Part of the BFI National Archive, Special Collections looks after and makes available collections relating to individuals and organisations involved in the British film and television industries. Highlights of the collection include the papers of Sir David Lean, John Schlesinger, Derek Jarman, Joseph Losey, Michael Powell and Emeric Pressburger, Carol Reed, Gerald Thomas, Lord Puttnam, Dirk Bogarde, Muriel, Sidney and Betty Box, the Children’s Film Foundation and Hammer Films.

{{{BFI Mediatheques}}}

Anyone can get access to collections of over 1900 titles from the archive for free at BFI Mediatheques around the UK, currently at BFI Southbank, BFI National Library, QUAD Derby, Central Library Cambridge, Wrexham Library and the Discovery Museum, Newcastle-upon-Tyne.

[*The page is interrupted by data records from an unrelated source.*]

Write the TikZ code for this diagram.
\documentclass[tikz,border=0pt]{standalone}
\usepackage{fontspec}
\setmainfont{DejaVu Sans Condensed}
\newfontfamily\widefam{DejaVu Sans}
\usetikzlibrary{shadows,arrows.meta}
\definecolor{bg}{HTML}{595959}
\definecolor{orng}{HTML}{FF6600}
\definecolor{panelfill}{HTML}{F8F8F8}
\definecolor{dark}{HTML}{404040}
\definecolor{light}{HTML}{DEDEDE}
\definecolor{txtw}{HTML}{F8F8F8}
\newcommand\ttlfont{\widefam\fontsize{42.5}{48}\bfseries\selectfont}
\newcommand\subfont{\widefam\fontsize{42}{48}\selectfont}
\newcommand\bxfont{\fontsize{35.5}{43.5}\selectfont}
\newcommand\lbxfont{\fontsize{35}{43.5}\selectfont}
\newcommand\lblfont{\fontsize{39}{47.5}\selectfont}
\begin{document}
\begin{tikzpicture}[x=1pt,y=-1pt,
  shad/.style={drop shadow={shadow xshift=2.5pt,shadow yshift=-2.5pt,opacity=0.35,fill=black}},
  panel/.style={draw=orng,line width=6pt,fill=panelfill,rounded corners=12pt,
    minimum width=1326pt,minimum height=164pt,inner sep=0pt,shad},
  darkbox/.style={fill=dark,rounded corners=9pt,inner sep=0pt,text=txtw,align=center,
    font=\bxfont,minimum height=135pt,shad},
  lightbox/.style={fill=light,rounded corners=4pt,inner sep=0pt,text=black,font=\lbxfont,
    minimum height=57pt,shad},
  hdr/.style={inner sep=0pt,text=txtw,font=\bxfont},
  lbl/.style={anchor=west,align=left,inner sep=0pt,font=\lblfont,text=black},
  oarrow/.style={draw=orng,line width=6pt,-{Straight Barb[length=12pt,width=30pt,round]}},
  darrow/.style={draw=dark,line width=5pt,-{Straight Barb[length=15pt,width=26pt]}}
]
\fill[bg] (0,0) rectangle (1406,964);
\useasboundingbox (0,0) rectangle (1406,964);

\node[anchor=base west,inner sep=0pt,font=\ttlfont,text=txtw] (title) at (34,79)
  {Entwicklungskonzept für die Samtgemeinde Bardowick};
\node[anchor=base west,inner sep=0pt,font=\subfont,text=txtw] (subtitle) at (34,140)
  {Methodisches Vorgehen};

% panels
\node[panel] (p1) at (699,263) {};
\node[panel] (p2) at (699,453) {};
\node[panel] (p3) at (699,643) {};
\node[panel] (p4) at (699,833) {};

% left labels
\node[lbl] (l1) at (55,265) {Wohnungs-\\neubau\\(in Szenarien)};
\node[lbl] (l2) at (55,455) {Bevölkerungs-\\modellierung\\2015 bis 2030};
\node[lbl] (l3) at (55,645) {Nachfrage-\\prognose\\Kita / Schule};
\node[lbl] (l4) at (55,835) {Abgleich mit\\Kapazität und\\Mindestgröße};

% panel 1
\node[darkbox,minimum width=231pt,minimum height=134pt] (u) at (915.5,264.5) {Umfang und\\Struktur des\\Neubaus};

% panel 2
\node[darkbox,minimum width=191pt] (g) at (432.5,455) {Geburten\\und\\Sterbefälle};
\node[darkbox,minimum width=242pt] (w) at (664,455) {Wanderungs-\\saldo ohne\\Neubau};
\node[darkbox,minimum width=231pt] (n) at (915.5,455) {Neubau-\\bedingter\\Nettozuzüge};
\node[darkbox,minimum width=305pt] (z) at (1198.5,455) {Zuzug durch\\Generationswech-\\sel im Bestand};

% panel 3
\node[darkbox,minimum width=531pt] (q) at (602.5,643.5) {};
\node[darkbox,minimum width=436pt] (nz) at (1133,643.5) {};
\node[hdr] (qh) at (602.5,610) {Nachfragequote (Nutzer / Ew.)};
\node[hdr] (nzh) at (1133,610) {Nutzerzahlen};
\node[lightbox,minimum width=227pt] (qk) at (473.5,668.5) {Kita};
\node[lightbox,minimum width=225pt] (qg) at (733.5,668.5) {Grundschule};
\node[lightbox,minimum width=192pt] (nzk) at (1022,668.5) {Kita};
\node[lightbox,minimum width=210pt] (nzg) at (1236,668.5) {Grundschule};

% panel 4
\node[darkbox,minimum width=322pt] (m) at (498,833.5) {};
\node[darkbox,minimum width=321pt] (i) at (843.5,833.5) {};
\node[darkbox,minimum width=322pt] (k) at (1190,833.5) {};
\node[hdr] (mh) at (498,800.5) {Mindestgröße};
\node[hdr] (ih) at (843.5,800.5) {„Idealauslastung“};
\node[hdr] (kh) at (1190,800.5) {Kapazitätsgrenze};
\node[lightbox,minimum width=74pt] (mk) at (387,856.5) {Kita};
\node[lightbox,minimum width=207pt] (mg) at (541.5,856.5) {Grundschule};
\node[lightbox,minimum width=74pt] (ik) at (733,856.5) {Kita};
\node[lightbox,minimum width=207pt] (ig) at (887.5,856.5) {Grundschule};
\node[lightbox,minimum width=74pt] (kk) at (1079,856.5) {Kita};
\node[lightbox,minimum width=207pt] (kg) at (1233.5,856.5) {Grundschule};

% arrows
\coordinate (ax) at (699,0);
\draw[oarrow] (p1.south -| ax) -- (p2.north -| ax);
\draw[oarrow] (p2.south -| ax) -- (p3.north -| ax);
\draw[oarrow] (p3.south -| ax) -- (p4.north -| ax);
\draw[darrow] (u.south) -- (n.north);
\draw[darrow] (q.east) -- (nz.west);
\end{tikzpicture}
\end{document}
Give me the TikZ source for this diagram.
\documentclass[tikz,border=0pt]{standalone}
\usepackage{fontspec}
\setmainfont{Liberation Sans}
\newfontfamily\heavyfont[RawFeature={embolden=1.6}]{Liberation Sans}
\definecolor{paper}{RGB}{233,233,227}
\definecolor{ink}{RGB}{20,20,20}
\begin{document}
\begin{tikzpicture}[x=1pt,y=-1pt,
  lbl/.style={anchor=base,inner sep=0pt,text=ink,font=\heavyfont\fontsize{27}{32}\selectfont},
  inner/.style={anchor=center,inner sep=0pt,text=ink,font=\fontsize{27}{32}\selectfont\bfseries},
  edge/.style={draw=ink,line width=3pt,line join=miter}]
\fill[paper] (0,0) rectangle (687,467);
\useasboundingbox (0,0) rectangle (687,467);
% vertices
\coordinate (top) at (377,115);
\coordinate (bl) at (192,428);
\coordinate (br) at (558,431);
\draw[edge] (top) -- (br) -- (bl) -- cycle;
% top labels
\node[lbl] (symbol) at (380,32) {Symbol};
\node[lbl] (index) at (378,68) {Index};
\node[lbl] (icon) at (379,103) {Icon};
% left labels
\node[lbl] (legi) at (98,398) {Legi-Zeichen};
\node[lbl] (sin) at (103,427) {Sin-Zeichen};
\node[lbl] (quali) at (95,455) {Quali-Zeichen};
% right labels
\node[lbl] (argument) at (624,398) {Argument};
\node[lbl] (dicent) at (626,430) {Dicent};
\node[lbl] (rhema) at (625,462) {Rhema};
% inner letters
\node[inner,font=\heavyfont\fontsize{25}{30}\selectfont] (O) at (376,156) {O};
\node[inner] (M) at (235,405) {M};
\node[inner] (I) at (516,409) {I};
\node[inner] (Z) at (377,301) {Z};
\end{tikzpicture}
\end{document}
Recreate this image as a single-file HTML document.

{{{BFI National Archive Online}}}

Our YouTube channel BFIFilms has over 300 items which can be viewed online. [Over 800,000 views have been recorded for Alice in Wonderland (1903) uploaded to coincide with the release of Tim Burton’s Alice in Wonderland]. Academic access for higher education is through the BFI InView project. Schools and educational institutions have access to a wide range of material at screenonline.org.uk. This is in addition to paid access at the BFI for other research needs.

{{{BFI Viewing Copies}}}

12,000 prints a year are loaned out by the BFI National Archive to support the programmes of 800 venues across the UK and overseas and our DVD label regularly issues selected items. These have included the hugely popular British Transport Films Collection series, the legendary documentaries of The GPO Film Unit and most recently, highlights from the collections of the Central Office of Information.